PROVIDED DATA:
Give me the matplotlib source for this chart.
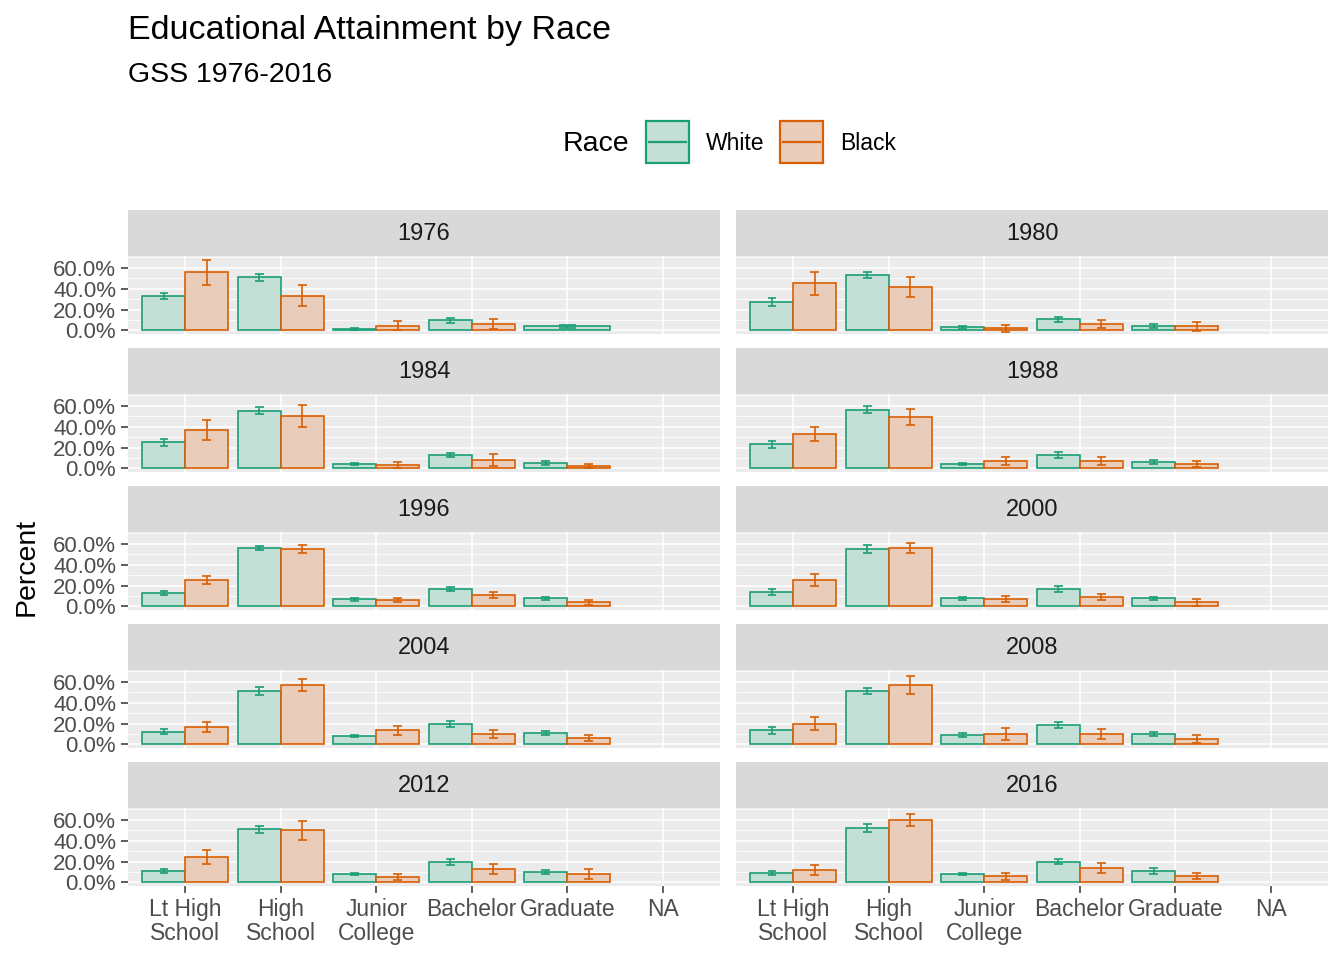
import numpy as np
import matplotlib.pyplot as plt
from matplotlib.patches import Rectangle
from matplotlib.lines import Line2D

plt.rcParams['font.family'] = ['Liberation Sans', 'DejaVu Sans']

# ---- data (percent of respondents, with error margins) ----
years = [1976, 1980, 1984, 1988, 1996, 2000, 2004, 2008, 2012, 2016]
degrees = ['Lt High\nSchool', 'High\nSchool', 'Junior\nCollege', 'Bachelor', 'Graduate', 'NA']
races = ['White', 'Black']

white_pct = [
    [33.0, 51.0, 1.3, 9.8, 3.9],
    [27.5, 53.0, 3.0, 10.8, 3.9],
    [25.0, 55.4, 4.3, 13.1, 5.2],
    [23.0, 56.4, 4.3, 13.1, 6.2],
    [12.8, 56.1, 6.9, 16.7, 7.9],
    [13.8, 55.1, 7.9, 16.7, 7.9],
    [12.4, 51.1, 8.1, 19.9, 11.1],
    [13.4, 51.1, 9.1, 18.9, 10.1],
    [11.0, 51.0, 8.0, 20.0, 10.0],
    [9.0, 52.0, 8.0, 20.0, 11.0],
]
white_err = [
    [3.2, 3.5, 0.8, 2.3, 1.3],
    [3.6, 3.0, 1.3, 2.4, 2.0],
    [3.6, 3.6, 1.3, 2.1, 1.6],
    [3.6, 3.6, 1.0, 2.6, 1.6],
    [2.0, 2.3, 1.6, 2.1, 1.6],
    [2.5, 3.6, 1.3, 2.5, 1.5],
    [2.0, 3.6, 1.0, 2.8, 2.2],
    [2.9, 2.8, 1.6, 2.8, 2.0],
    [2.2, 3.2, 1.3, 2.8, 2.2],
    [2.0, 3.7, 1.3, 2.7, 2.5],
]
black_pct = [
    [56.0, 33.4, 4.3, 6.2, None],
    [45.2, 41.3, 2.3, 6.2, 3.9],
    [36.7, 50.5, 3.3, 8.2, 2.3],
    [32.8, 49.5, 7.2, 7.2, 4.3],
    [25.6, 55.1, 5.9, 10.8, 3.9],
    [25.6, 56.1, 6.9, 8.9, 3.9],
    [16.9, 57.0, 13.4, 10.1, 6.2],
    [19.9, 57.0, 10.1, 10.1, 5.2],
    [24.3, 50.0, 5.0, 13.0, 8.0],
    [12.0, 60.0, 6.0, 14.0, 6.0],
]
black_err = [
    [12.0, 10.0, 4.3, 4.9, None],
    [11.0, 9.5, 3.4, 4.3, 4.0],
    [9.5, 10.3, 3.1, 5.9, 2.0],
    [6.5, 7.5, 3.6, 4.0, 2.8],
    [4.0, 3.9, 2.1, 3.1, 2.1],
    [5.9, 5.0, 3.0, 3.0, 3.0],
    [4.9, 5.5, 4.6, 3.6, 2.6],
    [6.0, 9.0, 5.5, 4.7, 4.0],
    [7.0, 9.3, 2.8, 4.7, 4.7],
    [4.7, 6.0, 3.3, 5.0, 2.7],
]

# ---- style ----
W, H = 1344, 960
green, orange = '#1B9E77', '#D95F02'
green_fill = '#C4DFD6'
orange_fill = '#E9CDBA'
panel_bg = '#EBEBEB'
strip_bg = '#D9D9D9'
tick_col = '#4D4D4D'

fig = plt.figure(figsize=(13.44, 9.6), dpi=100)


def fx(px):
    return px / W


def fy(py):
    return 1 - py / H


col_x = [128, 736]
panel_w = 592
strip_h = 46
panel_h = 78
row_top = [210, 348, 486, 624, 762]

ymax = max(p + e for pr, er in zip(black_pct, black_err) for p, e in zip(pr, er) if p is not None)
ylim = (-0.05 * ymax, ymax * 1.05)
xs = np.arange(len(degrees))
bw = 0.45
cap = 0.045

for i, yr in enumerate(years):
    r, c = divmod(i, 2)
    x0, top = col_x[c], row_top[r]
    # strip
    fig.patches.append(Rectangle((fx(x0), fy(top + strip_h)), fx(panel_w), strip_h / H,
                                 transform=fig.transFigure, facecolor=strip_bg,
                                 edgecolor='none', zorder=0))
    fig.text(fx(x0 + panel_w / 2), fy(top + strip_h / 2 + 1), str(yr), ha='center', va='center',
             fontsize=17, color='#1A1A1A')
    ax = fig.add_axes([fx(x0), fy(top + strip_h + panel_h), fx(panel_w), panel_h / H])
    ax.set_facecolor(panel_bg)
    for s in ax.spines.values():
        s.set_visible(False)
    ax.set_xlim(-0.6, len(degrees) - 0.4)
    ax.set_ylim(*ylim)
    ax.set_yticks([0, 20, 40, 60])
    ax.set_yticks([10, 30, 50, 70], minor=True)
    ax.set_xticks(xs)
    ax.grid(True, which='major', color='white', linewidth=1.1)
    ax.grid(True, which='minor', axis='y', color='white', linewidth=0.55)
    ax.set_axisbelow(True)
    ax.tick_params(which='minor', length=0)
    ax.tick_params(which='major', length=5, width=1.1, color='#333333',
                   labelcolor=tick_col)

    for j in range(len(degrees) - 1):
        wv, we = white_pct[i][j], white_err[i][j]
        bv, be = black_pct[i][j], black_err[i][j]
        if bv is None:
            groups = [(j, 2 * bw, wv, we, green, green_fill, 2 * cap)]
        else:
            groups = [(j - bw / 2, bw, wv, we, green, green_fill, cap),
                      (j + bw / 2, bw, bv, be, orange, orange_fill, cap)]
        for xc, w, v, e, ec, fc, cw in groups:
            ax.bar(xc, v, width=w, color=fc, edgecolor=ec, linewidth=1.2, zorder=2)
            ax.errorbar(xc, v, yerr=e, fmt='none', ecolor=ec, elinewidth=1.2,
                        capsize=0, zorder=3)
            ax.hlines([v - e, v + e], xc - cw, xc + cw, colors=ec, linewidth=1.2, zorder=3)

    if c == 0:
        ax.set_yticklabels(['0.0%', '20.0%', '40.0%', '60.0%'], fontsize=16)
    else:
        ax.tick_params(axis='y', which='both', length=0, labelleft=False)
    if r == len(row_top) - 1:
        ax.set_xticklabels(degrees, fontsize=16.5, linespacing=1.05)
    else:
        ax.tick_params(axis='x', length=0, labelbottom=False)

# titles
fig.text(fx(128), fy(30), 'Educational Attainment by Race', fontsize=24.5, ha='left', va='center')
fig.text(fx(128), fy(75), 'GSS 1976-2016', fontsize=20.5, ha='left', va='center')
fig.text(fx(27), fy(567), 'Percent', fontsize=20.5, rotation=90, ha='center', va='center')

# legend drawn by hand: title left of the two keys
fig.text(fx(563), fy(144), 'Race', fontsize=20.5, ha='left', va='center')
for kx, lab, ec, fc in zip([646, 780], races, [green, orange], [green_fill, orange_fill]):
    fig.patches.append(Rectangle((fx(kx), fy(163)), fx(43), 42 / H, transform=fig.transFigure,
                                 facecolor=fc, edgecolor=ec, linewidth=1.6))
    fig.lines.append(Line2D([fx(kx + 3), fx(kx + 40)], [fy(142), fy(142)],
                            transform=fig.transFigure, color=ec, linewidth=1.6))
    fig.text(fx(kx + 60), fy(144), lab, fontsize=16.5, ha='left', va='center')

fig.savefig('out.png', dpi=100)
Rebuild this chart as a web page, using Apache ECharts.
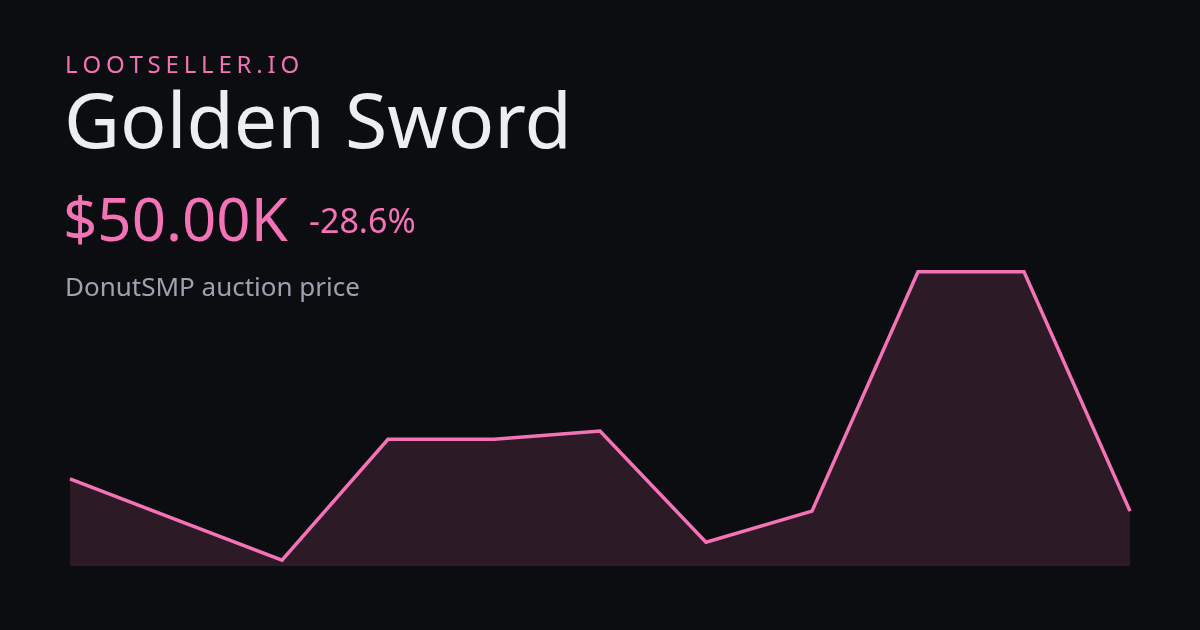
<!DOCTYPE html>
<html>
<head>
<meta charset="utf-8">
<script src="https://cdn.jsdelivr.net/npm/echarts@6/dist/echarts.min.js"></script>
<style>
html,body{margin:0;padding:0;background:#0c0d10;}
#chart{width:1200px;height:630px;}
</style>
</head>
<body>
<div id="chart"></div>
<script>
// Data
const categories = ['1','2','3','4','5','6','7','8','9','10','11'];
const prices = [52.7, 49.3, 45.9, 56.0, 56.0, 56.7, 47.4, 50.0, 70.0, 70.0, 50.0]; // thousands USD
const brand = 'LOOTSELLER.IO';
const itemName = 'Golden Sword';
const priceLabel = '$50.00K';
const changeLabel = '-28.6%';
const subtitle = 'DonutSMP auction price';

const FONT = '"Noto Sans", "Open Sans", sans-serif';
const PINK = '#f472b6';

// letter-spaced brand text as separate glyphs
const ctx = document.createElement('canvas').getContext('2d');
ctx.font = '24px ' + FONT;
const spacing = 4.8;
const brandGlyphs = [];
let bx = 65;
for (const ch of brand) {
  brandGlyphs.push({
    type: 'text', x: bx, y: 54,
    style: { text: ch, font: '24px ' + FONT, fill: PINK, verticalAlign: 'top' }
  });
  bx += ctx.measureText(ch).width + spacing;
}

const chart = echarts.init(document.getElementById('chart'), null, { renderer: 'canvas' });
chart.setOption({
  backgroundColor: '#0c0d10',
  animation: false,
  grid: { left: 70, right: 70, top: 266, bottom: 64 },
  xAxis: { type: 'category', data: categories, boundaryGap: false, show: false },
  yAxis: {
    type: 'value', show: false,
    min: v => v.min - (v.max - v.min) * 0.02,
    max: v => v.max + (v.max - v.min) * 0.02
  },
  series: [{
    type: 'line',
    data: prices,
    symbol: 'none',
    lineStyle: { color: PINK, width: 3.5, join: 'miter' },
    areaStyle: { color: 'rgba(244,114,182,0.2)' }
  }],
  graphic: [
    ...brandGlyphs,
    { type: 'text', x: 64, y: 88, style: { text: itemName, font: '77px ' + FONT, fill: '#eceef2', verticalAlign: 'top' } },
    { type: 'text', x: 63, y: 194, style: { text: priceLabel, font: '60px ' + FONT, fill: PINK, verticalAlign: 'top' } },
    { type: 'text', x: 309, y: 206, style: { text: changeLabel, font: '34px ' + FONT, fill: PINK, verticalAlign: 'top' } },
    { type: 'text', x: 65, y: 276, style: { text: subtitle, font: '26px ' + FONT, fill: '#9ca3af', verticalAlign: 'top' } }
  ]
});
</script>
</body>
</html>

WHAT IS REQUIRED:
Starting with the first line of the data above and ending with the line containing "races = ['White', 'Black']", please restate every line exactly, leaving images out.

TASK OUTPUT:
Give me the matplotlib source for this chart.
import numpy as np
import matplotlib.pyplot as plt
from matplotlib.patches import Rectangle
from matplotlib.lines import Line2D

plt.rcParams['font.family'] = ['Liberation Sans', 'DejaVu Sans']

# ---- data (percent of respondents, with error margins) ----
years = [1976, 1980, 1984, 1988, 1996, 2000, 2004, 2008, 2012, 2016]
degrees = ['Lt High\nSchool', 'High\nSchool', 'Junior\nCollege', 'Bachelor', 'Graduate', 'NA']
races = ['White', 'Black']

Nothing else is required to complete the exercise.